Military Mom's Broken Heart Mended - FOX 26 News | MyFoxHouston

Military Mom's Broken Heart Mended


Houston doctors are using a brand new medical procedure to mend a broken heart and help save the life of a mom with three sons serving our country.

Cardiologists and surgeons are working together to implant an FDA-approved artificial aortic valve in the heart by using a catheter. It sounds a little complicated, but it means no major surgery.

German-born Patrizia Simmons has quite the military family. She lives in Fort Polk, Louisiana with her husband. She has 1 child stationed in Germany, another at Ford Hood and another living in Idaho.

So how did she end up at Memorial Hermann in Houston? Radiation treatments for Lymphoma and a very bad breathing problem.

“All night I could not breathe, sit, stand, lay and we decided it was time I had to go into the ER,” Patrizia said.
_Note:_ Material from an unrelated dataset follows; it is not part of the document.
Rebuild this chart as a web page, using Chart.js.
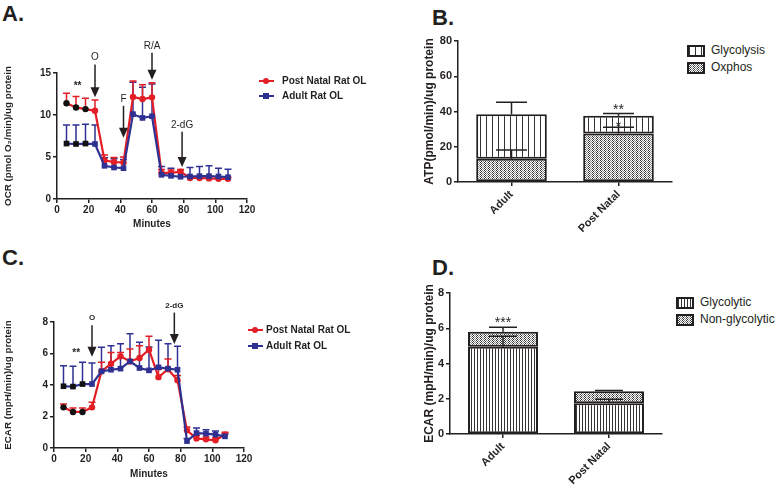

“She’s a young lady, but has an old valve due to the radiation damage we think, so she wasn’t a candidate for open heart surgery,” UTHealth Cardiologist, Dr. Richard Smalling said

Normally a patient like Patrizia would've been given some medication and sent home, and who knows what would've happened.

“When it fails, blood backs up in the lungs, people pass out, get irregular heart rhythms and actually die,” Smalling said.

Fortunately, an artificial heart valve was just approved by the FDA, and Smalling knew he could get it to Patrizia's heart safely through a catheter inserted through her groin artery.

“So the old valve is pressed up against the walls of the aorta and the new valve is in the middle of it opening and closing normally just like the patients own valve,” he said. “It allows people that are originally wouldn’t have the opportunity to live another 5-10-20 years, to live and have a productive life.”

Just 2 weeks after surgery at Memorial Hermann, Patrizia was back to work on the military base.

“I feel a lot better,” she said. “It’s not as soon as I stand up, I have to sit back down.”

She can now focus on her grandchildren.

“Maybe they'll be exhausted and not me.”

And continue to fight cancer.

“I can focus on getting treatments for my cancer.”

She is in town right now for her one-month check-up. Her doctor says everything is looking great.

She said her energy level has definitely increased which is a good thing, considering she will become a grandmother again this spring.